■ WHAT TO DO
Quote the data below in full, minus the images.
start SOURCE DATA
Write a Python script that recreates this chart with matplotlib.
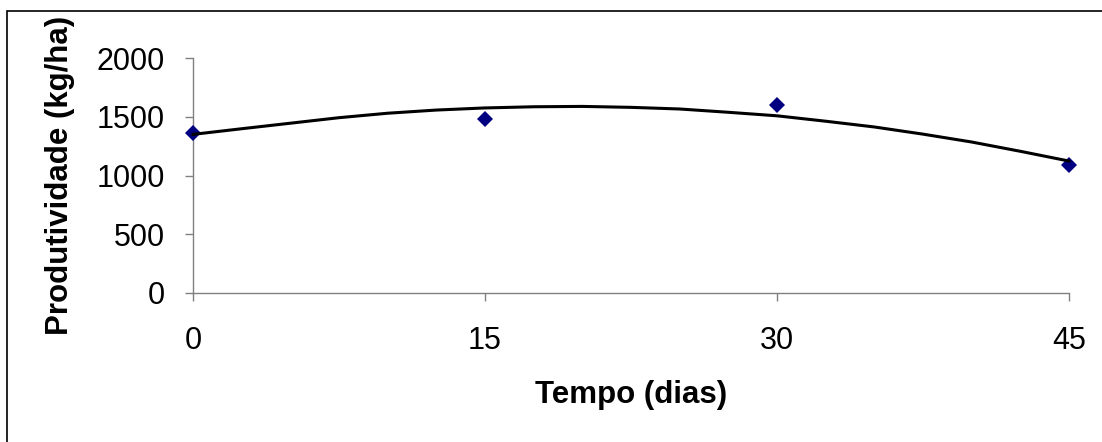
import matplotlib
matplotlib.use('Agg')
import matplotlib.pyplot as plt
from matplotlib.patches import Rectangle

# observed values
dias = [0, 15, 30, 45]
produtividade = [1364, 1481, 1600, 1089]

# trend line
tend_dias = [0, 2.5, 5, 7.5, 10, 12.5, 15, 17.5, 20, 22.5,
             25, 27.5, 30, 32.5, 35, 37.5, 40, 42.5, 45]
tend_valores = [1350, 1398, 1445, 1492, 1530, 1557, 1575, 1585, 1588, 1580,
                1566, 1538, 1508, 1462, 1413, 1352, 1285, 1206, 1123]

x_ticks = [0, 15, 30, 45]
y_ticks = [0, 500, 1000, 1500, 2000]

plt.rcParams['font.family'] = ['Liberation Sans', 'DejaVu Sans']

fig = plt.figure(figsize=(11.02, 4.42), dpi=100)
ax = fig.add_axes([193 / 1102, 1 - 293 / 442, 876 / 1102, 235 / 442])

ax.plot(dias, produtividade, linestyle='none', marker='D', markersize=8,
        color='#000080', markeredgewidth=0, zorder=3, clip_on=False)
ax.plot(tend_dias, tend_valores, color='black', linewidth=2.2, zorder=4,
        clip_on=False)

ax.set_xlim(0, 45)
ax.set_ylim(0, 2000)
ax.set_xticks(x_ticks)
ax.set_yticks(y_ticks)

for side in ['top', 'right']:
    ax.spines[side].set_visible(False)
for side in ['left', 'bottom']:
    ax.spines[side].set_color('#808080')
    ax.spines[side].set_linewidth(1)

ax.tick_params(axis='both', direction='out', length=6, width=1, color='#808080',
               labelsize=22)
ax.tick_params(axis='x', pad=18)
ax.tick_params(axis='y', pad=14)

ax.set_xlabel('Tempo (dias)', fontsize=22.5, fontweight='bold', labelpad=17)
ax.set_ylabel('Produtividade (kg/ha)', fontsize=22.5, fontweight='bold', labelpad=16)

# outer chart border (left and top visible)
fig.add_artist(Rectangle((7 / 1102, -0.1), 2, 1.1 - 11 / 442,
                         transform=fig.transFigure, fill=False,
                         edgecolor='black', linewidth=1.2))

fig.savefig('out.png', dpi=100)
end SOURCE DATA
■ SOLUTION TO THE PROBLEM
Write a Python script that recreates this chart with matplotlib.
import matplotlib
matplotlib.use('Agg')
import matplotlib.pyplot as plt
from matplotlib.patches import Rectangle

# observed values
dias = [0, 15, 30, 45]
produtividade = [1364, 1481, 1600, 1089]

# trend line
tend_dias = [0, 2.5, 5, 7.5, 10, 12.5, 15, 17.5, 20, 22.5,
             25, 27.5, 30, 32.5, 35, 37.5, 40, 42.5, 45]
tend_valores = [1350, 1398, 1445, 1492, 1530, 1557, 1575, 1585, 1588, 1580,
                1566, 1538, 1508, 1462, 1413, 1352, 1285, 1206, 1123]

x_ticks = [0, 15, 30, 45]
y_ticks = [0, 500, 1000, 1500, 2000]

plt.rcParams['font.family'] = ['Liberation Sans', 'DejaVu Sans']

fig = plt.figure(figsize=(11.02, 4.42), dpi=100)
ax = fig.add_axes([193 / 1102, 1 - 293 / 442, 876 / 1102, 235 / 442])

ax.plot(dias, produtividade, linestyle='none', marker='D', markersize=8,
        color='#000080', markeredgewidth=0, zorder=3, clip_on=False)
ax.plot(tend_dias, tend_valores, color='black', linewidth=2.2, zorder=4,
        clip_on=False)

ax.set_xlim(0, 45)
ax.set_ylim(0, 2000)
ax.set_xticks(x_ticks)
ax.set_yticks(y_ticks)

for side in ['top', 'right']:
    ax.spines[side].set_visible(False)
for side in ['left', 'bottom']:
    ax.spines[side].set_color('#808080')
    ax.spines[side].set_linewidth(1)

ax.tick_params(axis='both', direction='out', length=6, width=1, color='#808080',
               labelsize=22)
ax.tick_params(axis='x', pad=18)
ax.tick_params(axis='y', pad=14)

ax.set_xlabel('Tempo (dias)', fontsize=22.5, fontweight='bold', labelpad=17)
ax.set_ylabel('Produtividade (kg/ha)', fontsize=22.5, fontweight='bold', labelpad=16)

# outer chart border (left and top visible)
fig.add_artist(Rectangle((7 / 1102, -0.1), 2, 1.1 - 11 / 442,
                         transform=fig.transFigure, fill=False,
                         edgecolor='black', linewidth=1.2))

fig.savefig('out.png', dpi=100)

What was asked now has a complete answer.